So you may state that my claim is bogus, but it is a little difficult for you to credibly claim that I ducked the points raised in your correspondence when the claim you are referring to was made in direct reference to one of these points.
As for my claim being bogus, I guess we have two options of what to believe:
1) Russocentric journalism is lacking in the English language market because of lack of demand; or
2) Russocentric journalism is lacking in the English language market because of a conspiracy to keep them out.
I guess the readers can decide for themselves which to believe.
The above was written in shorthand by a very well educated individual, who displays a greater intellect than Newman.
Presumably these displays do not include the one you have posted on here.
You don’t see a Lavelle or Babich coming up with creative terms like the “Reverse Holbrooke”.
No, you don’t. You don’t see them coming up with statements such as The rape issue in Bosnia was proven to be a great hoax either, which is presumably why they are still gainfully employed as writers in media outlets who you wish to work for.
Oh yes I did state what was meant by “hypocritically applied”. Ger’s frequent misspells as one case in point. On grammar usage, I can find other such instances at SRB. It’s a rather moot point from you. The “nonsensical” is what you continue to bring up as important, while overlooking the truly great blunders.
To be honest, you’ve achieved nothing, inclusive of your manner at these discussions.
You’re a myopic propagandist with your hypocritically applied standards, coupled with an extreme ignorance on a number of issues. You falsely characterized my recent activity over the past 2-3 months that in fact includes features at SRB, SL and JRL. Serbianna provides a well rounded in depth overview of events in former Yugoslavia on subject matter you clearly don’t know much about. TTT is an excellent Eng. language source of info. on Trans-Dniester.
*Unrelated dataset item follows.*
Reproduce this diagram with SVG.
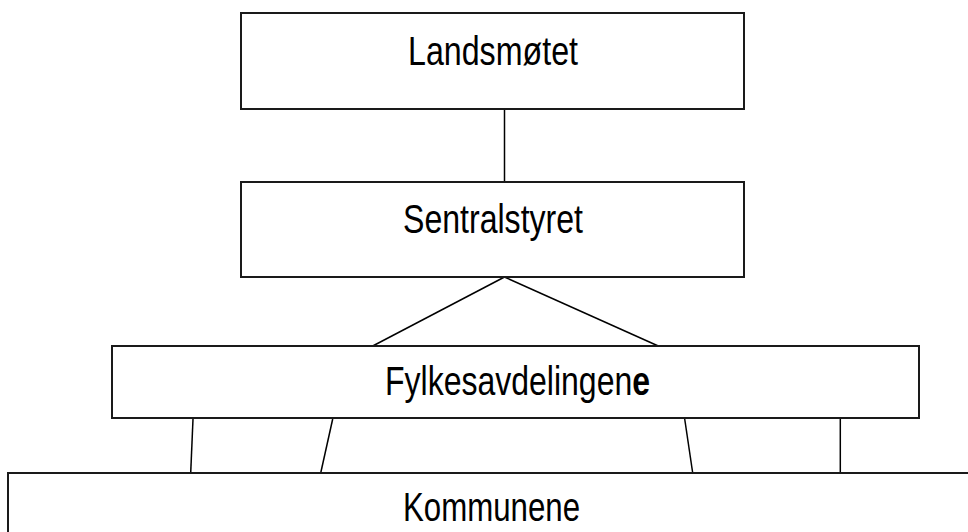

The Eng. language coverage of the FSU now includes Russian government funded efforts to improve an imperfect situation. The market is there for intelligently presented Eng. language views. The mass media situation is incongruent for some reasons having nothing to do with market forces objectively determining what does and doesn’t get a platform. This was clearly stated. Your lack of reading comprehension aside. Besides Russian government funded number efforts, I know many Anglo-Americans dissatisfied with mass media at large. Polls confirm this. Yet, many not so perfect aspects remain in place. Much like how Poland being Communist for decades didn’t mean the Polish population’s support for that form of government.
The rape issue in Bosnia as initially presented in English language mass media has been proven to be a hoax. I posted the raw data on that. Another oversight on your very flawed manner of gathering information and replying to it.
Oh yes I did state what was meant by “hypocritically applied”. Ger’s frequent misspells as one case in point.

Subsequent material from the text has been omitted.